Hasegawa 1/72 Lightning F.6

KIT #: 00245
PRICE: $9.95 SRP
DECALS: Two options
REVIEWER: Scott Van Aken
NOTES: 2003 boxing



The last supersonic single seat fighter developed by the British and put into unit service was the BAC/E.E. Lightning. Though not built in large numbers, the type has etched itself into the consciousness of aviation fans all throughout the UK. A maintenance nightmare according to those who worked on it, the aircraft was, nevertheless, quite capable and extremely fast. In fact, its speed was a major plus for an interceptor in the UK when the warning time was minimal. It was also quite fuel thirsty and was often seen with its somewhat unique over-wing fuel tanks. This odd arrangement has been used on a few other aircraft for weapons, but to my knowledge, no other aircraft has routinely carried them in this fashion. Though the type was withdrawn from service in the late 1980s, several still operate in the UK doing fast taxy demonstrations and I believe at least one is airworthy in South Africa. The British aviation authorities will not allow private flying of the Lightning due to the ease at which the control surface hydraulic lines could easily be switched by accident and the lack of manual back-up. Then there is the problem with general maintenance, but the flight control deal that has kept them grounded.

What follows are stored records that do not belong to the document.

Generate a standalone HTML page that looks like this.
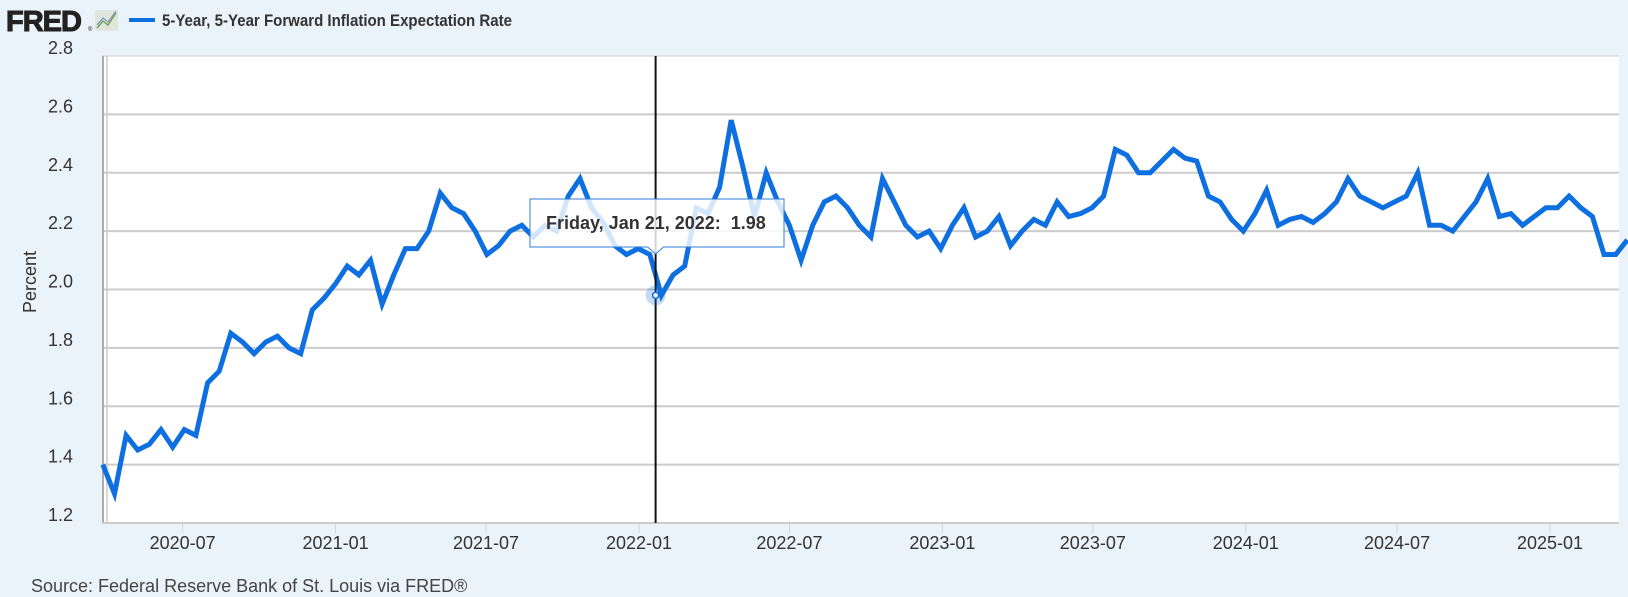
<!DOCTYPE html>
<html><head><meta charset="utf-8"><style>
html,body{margin:0;padding:0;background:#eaf2fa;}
svg{display:block;font-family:"Liberation Sans",sans-serif;}
</style></head><body>
<svg id="chart" width="1628" height="597" viewBox="0 0 1628 597">
  <rect x="0" y="0" width="1628" height="597" fill="#eaf2fa"/>
  <g>
    <text x="6" y="31" font-size="29" font-weight="bold" fill="#222" letter-spacing="-1" stroke="#222" stroke-width="1">FRED</text>
    <text x="88" y="31" font-size="6" fill="#222">®</text>
    <g>
      <rect x="95" y="10" width="23" height="21" fill="#dfe6dd"/>
      <polyline points="97,28 103,21 108,25 116,13" fill="none" stroke="#7aa05a" stroke-width="1.5"/>
      <polyline points="97,25 103,18 108,22 116,11" fill="none" stroke="#6a8fc0" stroke-width="1"/>
    </g>
    <line x1="129" y1="20" x2="155" y2="20" stroke="#0e6fe0" stroke-width="4"/>
    <text x="162" y="26" font-size="17" font-weight="bold" fill="#333" textLength="350" lengthAdjust="spacingAndGlyphs">5-Year, 5-Year Forward Inflation Expectation Rate</text>
  </g>
  <rect x="102" y="56" width="1517" height="467" fill="#fff"/>
  <g id="grid"></g>
  <g id="yaxis"></g>
  <g id="xaxis"></g>
  <line x1="103" y1="56" x2="103" y2="523" stroke="#aaa" stroke-width="2"/>
  <line x1="107" y1="56" x2="107" y2="523" stroke="#ccc" stroke-width="1.5"/>
  <line x1="102" y1="523" x2="1619" y2="523" stroke="#ccc" stroke-width="2"/>
  <g id="series"></g>
  <text x="36" y="282" font-size="18" fill="#333" text-anchor="middle" transform="rotate(-90 36 282)">Percent</text>
  <text x="31" y="592" font-size="18" fill="#444">Source: Federal Reserve Bank of St. Louis via FRED®</text>
  <g id="hover"></g>
</svg>
<script>
const startDate = "2020-03-27";
const stepDays = 14;
const values = [1.40,1.30,1.50,1.45,1.47,1.52,1.46,1.52,1.50,1.68,1.72,1.85,1.82,1.78,1.82,1.84,1.80,1.78,1.93,1.97,
2.02,2.08,2.05,2.10,1.95,2.05,2.14,2.14,2.20,2.33,2.28,2.26,2.20,2.12,2.15,2.20,2.22,2.18,2.22,2.20,
2.32,2.38,2.28,2.23,2.15,2.12,2.14,2.12,1.98,2.05,2.08,2.28,2.26,2.35,2.58,2.42,2.25,2.40,2.30,2.22,
2.10,2.22,2.30,2.32,2.28,2.22,2.18,2.38,2.30,2.22,2.18,2.20,2.14,2.22,2.28,2.18,2.20,2.25,2.15,2.20,
2.24,2.22,2.30,2.25,2.26,2.28,2.32,2.48,2.46,2.40,2.40,2.44,2.48,2.45,2.44,2.32,2.30,2.24,2.20,2.26,
2.34,2.22,2.24,2.25,2.23,2.26,2.30,2.38,2.32,2.30,2.28,2.30,2.32,2.40,2.22,2.22,2.20,2.25,2.30,2.38,
2.25,2.26,2.22,2.25,2.28,2.28,2.32,2.28,2.25,2.12,2.12,2.17];
const yTicks = [1.2,1.4,1.6,1.8,2.0,2.2,2.4,2.6,2.8];
const xTickLabels = ["2020-07","2021-01","2021-07","2022-01","2022-07","2023-01","2023-07","2024-01","2024-07","2025-01"];
const hoverDate = "2022-01-21";
const hoverValue = 1.98;
const hoverLabel = "Friday, Jan 21, 2022:";

const NS = "http://www.w3.org/2000/svg";
const X0 = 102, X1 = 1619, Y0 = 56, Y1 = 523;
const D0 = Date.parse("2020-03-26"), D1 = Date.parse("2025-03-25");
const xScale = d => X0 + (Date.parse(d) - D0) / (D1 - D0) * (X1 - X0);
const yScale = v => Y1 - (v - 1.2) / (2.8 - 1.2) * (Y1 - Y0);
function mk(tag, attrs, parent){const e=document.createElementNS(NS,tag);for(const k in attrs)e.setAttribute(k,attrs[k]);parent.appendChild(e);return e;}

const grid = document.getElementById('grid'), yax = document.getElementById('yaxis');
yTicks.forEach(t => {
  const y = yScale(t);
  if (t > 1.2) {
    const l = mk('line',{x1:X0,x2:X1,y1:y,y2:y,stroke:'#cccccc','stroke-width':t===2.8?1:2},grid);
    
    
  }
  const tx = mk('text',{x:73,y:y-2,'font-size':18,fill:'#333','text-anchor':'end'},yax);
  tx.textContent = t.toFixed(1);
  
  
});
const xax = document.getElementById('xaxis');
xTickLabels.forEach(lbl => {
  const x = xScale(lbl + "-01");
  const tk = mk('line',{x1:x,x2:x,y1:Y1,y2:Y1+10,stroke:'#ccd6eb','stroke-width':1},xax);
  
  
  const tx = mk('text',{x:x,y:549,'font-size':18,fill:'#333','text-anchor':'middle'},xax);
  tx.textContent = lbl;
  
  
});

const dates = values.map((v,i) => new Date(Date.parse(startDate) + i*stepDays*86400000).toISOString().slice(0,10));
const pts = values.map((v,i) => xScale(dates[i]).toFixed(1)+","+yScale(v).toFixed(1)).join(" ");
const line = mk('polyline',{points:pts,fill:'none',stroke:'#0e6fe0','stroke-width':5,'stroke-linejoin':'miter'},document.getElementById('series'));



const hv = document.getElementById('hover');
const hx = xScale(hoverDate), hy = yScale(hoverValue);
const vl = mk('line',{x1:hx,x2:hx,y1:Y0,y2:Y1,stroke:'#111','stroke-width':2},hv);


const halo = mk('circle',{cx:hx,cy:hy,r:10,fill:'#0e6fe0','fill-opacity':0.25},hv);


const mkr = mk('circle',{cx:hx,cy:hy,r:3,fill:'#fff',stroke:'#0e6fe0','stroke-width':1.5},hv);


const tb = mk('path',{d:`M530,199 H784 V247 H${hx+8} L${hx},254 L${hx-8},247 H530 Z`,fill:'#ffffff','fill-opacity':0.82,stroke:'#2f7ed8','stroke-width':1},hv);


const tt = mk('text',{x:546,y:229,'font-size':18,fill:'#333','font-weight':'bold'},hv);
tt.textContent = hoverLabel + "\u00a0\u00a0" + hoverValue.toFixed(2);


</script>
</body></html>
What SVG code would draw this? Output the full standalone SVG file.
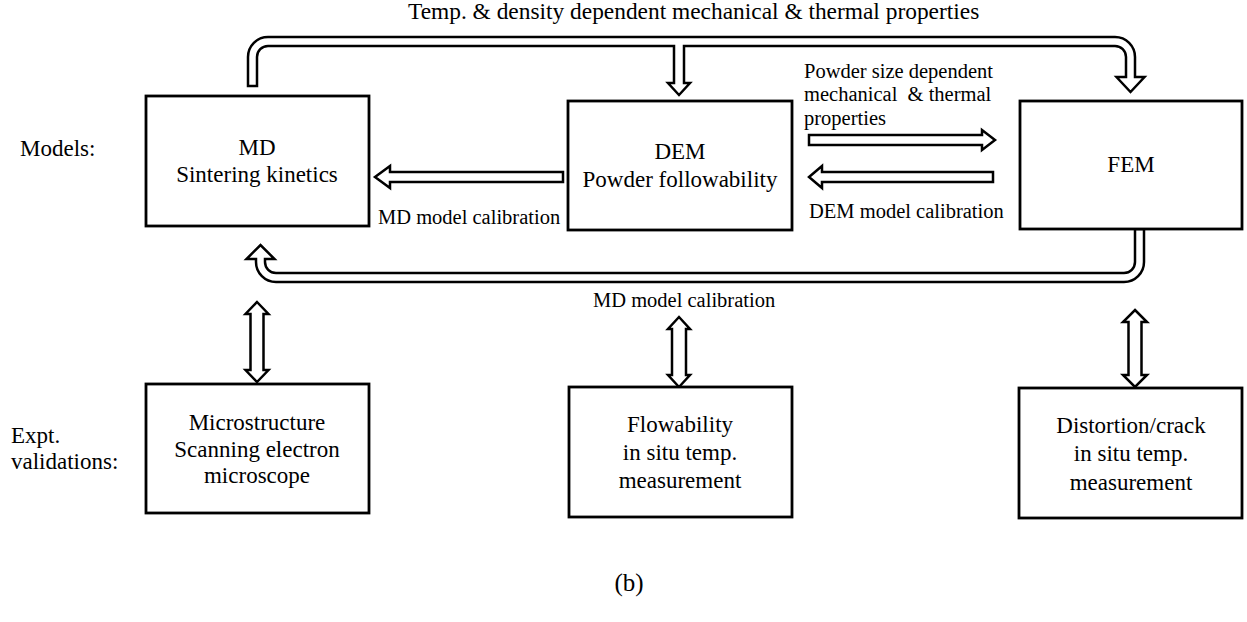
<svg xmlns="http://www.w3.org/2000/svg" width="1247" height="622" viewBox="0 0 1247 622">
<style>
text{font-family:"Liberation Serif","Times New Roman",serif;fill:#000}
.t{font-size:23px}
.l{font-size:20.5px}
.c{text-anchor:middle}
.box{fill:#fff;stroke:#000;stroke-width:2.8}
.arr{fill:#fff;stroke:#000;stroke-width:2.5;stroke-linejoin:miter}
</style>
<rect width="1247" height="622" fill="#fff"/>
<text class="t" x="408" y="19" style="font-size:23.4px">Temp. &amp; density dependent mechanical &amp; thermal properties</text>
<text class="t" x="20" y="156">Models:</text>
<text class="t" x="11" y="443">Expt.</text>
<text class="t" x="11" y="469">validations:</text>
<g id="connectors">
<path class="arr" d="M248 86 V57 A20 20 0 0 1 268 37 H1115 A20 20 0 0 1 1135 57 V77 H1144.5 L1130.5 92 L1116.5 77 H1126 V57 A11 11 0 0 0 1115 46 H684 V83 H690 L679 95 L668 83 H674 V46 H268 A11 11 0 0 0 257 57 V86 Z"/>
<path class="arr" d="M1135 229 V262 A11 11 0 0 1 1124 273 H276 A11 11 0 0 1 265 262 V259 H274.5 L260.5 245 L246.5 259 H256 V262 A20 20 0 0 0 276 282 H1124 A20 20 0 0 0 1144 262 V229 Z"/>
<path class="arr" d="M563 172 H390 V166 L375 177 L390 188 V182 H563 Z"/>
<path class="arr" d="M809 135 H982 V130 L995 140 L982 150 V145 H809 Z"/>
<path class="arr" d="M993 172 H822 V166 L809 177 L822 188 V182 H993 Z"/>
<path class="arr" d="M257 302 L268.5 314 H263.5 V370 H268.5 L257 382 L245.5 370 H250.5 V314 H245.5 Z"/>
<path class="arr" d="M679 317 L690 329 H686 V375 H690 L679 387 L668 375 H672 V329 H668 Z"/>
<path class="arr" d="M1135 310 L1147 322 H1141.5 V375 H1147 L1135 387 L1123 375 H1128.5 V322 H1123 Z"/>
<text class="l" x="378" y="224">MD model calibration</text>
<text class="l" x="804" y="78">Powder size dependent</text>
<text class="l" x="804" y="101">mechanical&#160; &amp; thermal</text>
<text class="l" x="804" y="125">properties</text>
<text class="l" x="809" y="218">DEM model calibration</text>
<text class="l" x="593" y="307">MD model calibration</text>
</g>
<g id="md">
<rect class="box" x="146" y="96" width="223" height="130"/>
<text class="t c" x="257" y="155">MD</text>
<text class="t c" x="257" y="182">Sintering kinetics</text>
</g>
<g id="dem">
<rect class="box" x="568" y="101" width="224" height="129"/>
<text class="t c" x="680" y="159">DEM</text>
<text class="t c" x="680" y="187">Powder followability</text>
</g>
<g id="fem">
<rect class="box" x="1020" y="101" width="222" height="128"/>
<text class="t c" x="1131" y="172">FEM</text>
</g>
<g id="micro">
<rect class="box" x="146" y="384" width="223" height="129"/>
<text class="t c" x="257" y="430">Microstructure</text>
<text class="t c" x="257" y="457">Scanning electron</text>
<text class="t c" x="257" y="483">microscope</text>
</g>
<g id="flow">
<rect class="box" x="569" y="387" width="223" height="130"/>
<text class="t c" x="680" y="432">Flowability</text>
<text class="t c" x="680" y="460">in situ temp.</text>
<text class="t c" x="680" y="488">measurement</text>
</g>
<g id="distortion">
<rect class="box" x="1019" y="388" width="223" height="130"/>
<text class="t c" x="1131" y="433">Distortion/crack</text>
<text class="t c" x="1131" y="461">in situ temp.</text>
<text class="t c" x="1131" y="490">measurement</text>
</g>
<text x="629" y="591" style="font-size:25px" class="c">(b)</text>
</svg>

The F.6 is basically an upgrade of earlier variants. The major difference is the enlarged belly tank that   includes the cannon armament, removing that from the nose where it was in earlier versions, and a larger, square-tipped fin. Also added to this version were the ability to carry over-wing fuel tanks. These aircraft operated the Red Top missiles. Along with the F.3 versions, that were modified F.1A/F.2 aircraft with smaller belly tanks, the F.6 was the last of the Lightnings to serve with the RAF and the only ones to be camouflaged in the greys scheme.


The Lightning is in what many of us will call the 'first generation' of Hasegawa kits. These were characterized by nearly non-existent cockpits, very thick plastic and the then-in-vogue raised surface detailing. Dimensionally, these are accurate kits, but suffer by comparison simply by being 30 plus year old technology.

The smaller parts have ejector pin marks that you'll have to remove and there is some flash on these pieces, though not as much as one would have thought. There is no intake or exhaust trunking, no wheel well detail and though a basic cockpit and pilot are given, the accuracy of the cockpit leaves a lot to be desires. Fortunately, for those wishing to build this kit, aftermarket is available. One of the first times I ever used etched brass was with
this kit some 25 years back. The two piece windscreen/canopy is well molded and pretty clear as well.

Instructions date from 1989, though the kit itself has to be from about 1971, and provide the usual Gunze only color references, requiring some mixing of external colors. Fortunately, these shades are all available pre-mixed using other brands of paint. This boxing provides two different grey schemes as used by these planes in their last years of service. One is the box art Boss Bird of 11 SQ with the black tail and lighter of the grey schemes. The other is an 11 SQ/LTF bird in the darker grey scheme with the lower demarcation line. Decals are nicely printed and include the yellow canopy sealant strips and upper wing walk striping as well as other stencils. The pink and light blue are off register so aftermarket may not be a bad idea. Fortunately, there are quite a few aftermarket decal sheets available now that Trumpeter has released a (considerably more expensive) F.6 kit.

Those wanting a modern kit need to look elsewhere. Those who want a nice Lightning model without a lot of fiddling around, might want to consider this old soldier. Beside, at under $10 retail, it is a bargain amongst what you normally find on the shelves.